Source excerpt -

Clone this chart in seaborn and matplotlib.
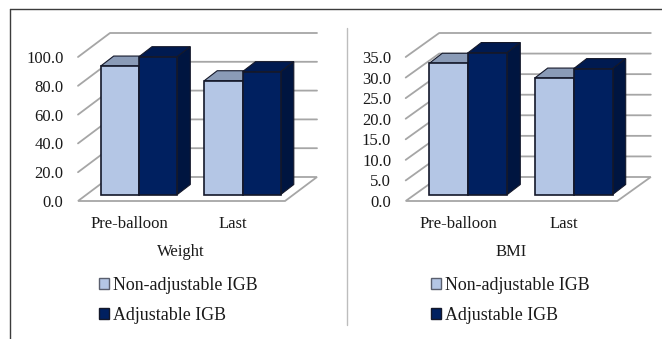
import matplotlib
matplotlib.use("Agg")
import matplotlib.pyplot as plt
from matplotlib.lines import Line2D
from matplotlib.patches import Polygon
import pandas as pd
import seaborn as sns

# Measurements per visit and balloon type
visits = ["Pre-balloon", "Last"]
balloon_types = ["Non-adjustable IGB", "Adjustable IGB"]
weight_non_adjustable = [89.2, 79.0]
weight_adjustable = [95.7, 85.3]
bmi_non_adjustable = [31.9, 28.3]
bmi_adjustable = [34.5, 30.6]
weight_ticks = [0, 20, 40, 60, 80, 100]
bmi_ticks = [0, 5, 10, 15, 20, 25, 30, 35]

FRONT_COLORS = ["#B4C6E5", "#002060"]
TOP_COLORS = ["#8A9BB7", "#001A50"]
SIDE_COLORS = ["#8A9BB7", "#001540"]
GRID = "#A6A6A6"
EDGE = "#14182A"
TEXT = "#1A1A1A"
W, H = 662, 339

sns.set_theme(style="white")
plt.rcParams["font.family"] = ["Liberation Serif", "DejaVu Serif"]
fig = plt.figure(figsize=(W / 100, H / 100), dpi=100)


def panel(non_adj, adj, ticks, xlabel, left, right, center0, center1, xlabel_x, legend_x, wall_px):
    """Draw one pseudo-3D clustered bar panel; geometry arguments are in pixels."""
    top_px, floor_px = 57.0, 201.0
    ax = fig.add_axes([left / W, 1 - floor_px / H, (right - left) / W, (floor_px - top_px) / H])
    df = pd.DataFrame({
        "visit": visits * 2,
        "type": [balloon_types[0]] * 2 + [balloon_types[1]] * 2,
        "value": list(non_adj) + list(adj),
    })
    ymax = ticks[-1]
    sx = center1 - center0
    sy = (floor_px - top_px) / ymax
    lift = 6.5 / sy  # bars stand a little behind the front edge of the floor
    sns.barplot(
        data=df, x="visit", y="value", hue="type", hue_order=balloon_types,
        palette=FRONT_COLORS, saturation=1, width=0.74, gap=0, dodge=True,
        edgecolor=EDGE, linewidth=1.2, ax=ax,
    )
    ax.set_xlim((left - center0) / sx, (right - center0) / sx)
    ax.set_ylim(0, ymax)

    # Floor and back walls
    wall_dx, wall_dy = wall_px / sx, 24 / sy
    x0, x1 = ax.get_xlim()
    ax.add_patch(Polygon(
        [(x0, 0), (x1, 0), (x1 + wall_dx, wall_dy), (x0 + wall_dx, wall_dy)],
        closed=True, facecolor="white", edgecolor=GRID, linewidth=1.3,
        clip_on=False, zorder=1,
    ))
    for t in ticks[1:]:
        ax.plot([x0, x0 + wall_dx, x1 + wall_dx], [t, t + wall_dy, t + wall_dy],
                color=GRID, linewidth=1.3, clip_on=False, zorder=1)

    # Extrude each bar: top and side faces follow the drawn front face
    depth_x, depth_y = 13 / sx, 10 / sy
    bars = list(ax.containers)
    for k, container in enumerate(bars):
        for rect in container:
            rect.set_y(lift)
            rect.set_clip_on(False)
            rect.set_zorder(3 + k)
            xa = rect.get_x()
            xb = xa + rect.get_width()
            yb = rect.get_y()
            yt = yb + rect.get_height()
            ax.add_patch(Polygon(
                [(xa, yt), (xb, yt), (xb + depth_x, yt + depth_y), (xa + depth_x, yt + depth_y)],
                closed=True, facecolor=TOP_COLORS[k], edgecolor=EDGE, linewidth=0.8,
                clip_on=False, zorder=2 + k,
            ))
            ax.add_patch(Polygon(
                [(xb, yb), (xb + depth_x, yb + depth_y), (xb + depth_x, yt + depth_y), (xb, yt)],
                closed=True, facecolor=SIDE_COLORS[k], edgecolor=EDGE, linewidth=0.8,
                clip_on=False, zorder=2 + k,
            ))

    sns.despine(ax=ax, left=True, bottom=True, right=True, top=True)
    label_shift = 10 / sx
    ax.set_xticks([-label_shift, 1 - label_shift], visits)
    ax.set_yticks(ticks, [f"{t:.1f}" for t in ticks])
    ax.tick_params(axis="x", length=0, pad=11, labelsize=12, labelcolor=TEXT)
    ax.tick_params(axis="y", length=0, pad=10.5, labelsize=12, labelcolor=TEXT)
    ax.set_xlabel("")
    ax.set_ylabel("")
    ax.patch.set_alpha(0)
    fig.text(xlabel_x / W, 1 - 251.5 / H, xlabel, ha="center", va="center",
             fontsize=12, color=TEXT)

    sns.move_legend(
        ax, "upper left", bbox_to_anchor=(legend_x / W, 1 - 277 / H),
        bbox_transform=fig.transFigure, frameon=False, title=None, fontsize=12.9,
        handlelength=0.58, handleheight=0.58, handletextpad=0.22,
        labelspacing=0.72, borderpad=0, borderaxespad=0, labelcolor=TEXT,
    )
    for handle, edge in zip(ax.get_legend().legend_handles, ["#5A5F6E", EDGE]):
        handle.set_edgecolor(edge)
        handle.set_linewidth(1.0)


panel(weight_non_adjustable, weight_adjustable, weight_ticks, "Weight",
      78, 285, 139, 242.5, 181, 99, 32)
panel(bmi_non_adjustable, bmi_adjustable, bmi_ticks, "BMI",
      405.7, 617.3, 468.3, 573.7, 511.3, 431, 33.5)

# Outer frame and divider between the panels
frame = "#3C3C3C"
fig.add_artist(Line2D([10 / W, 1], [1 - 9 / H, 1 - 9 / H], color=frame, linewidth=1.0))
fig.add_artist(Line2D([10 / W, 10 / W], [1 - 9 / H, 0], color=frame, linewidth=1.0))
fig.add_artist(Line2D([347 / W, 347 / W], [1 - 28 / H, 1 - 325 / H], color="#BDBDBD", linewidth=1.0))

fig.savefig("out.png", dpi=100, facecolor="white")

Task statement - Please repeat exactly the data above from its first line to the line that contains "import seaborn as sns", inclusive, and leave every picture out.

Answer to this exercise -
Clone this chart in seaborn and matplotlib.
import matplotlib
matplotlib.use("Agg")
import matplotlib.pyplot as plt
from matplotlib.lines import Line2D
from matplotlib.patches import Polygon
import pandas as pd
import seaborn as sns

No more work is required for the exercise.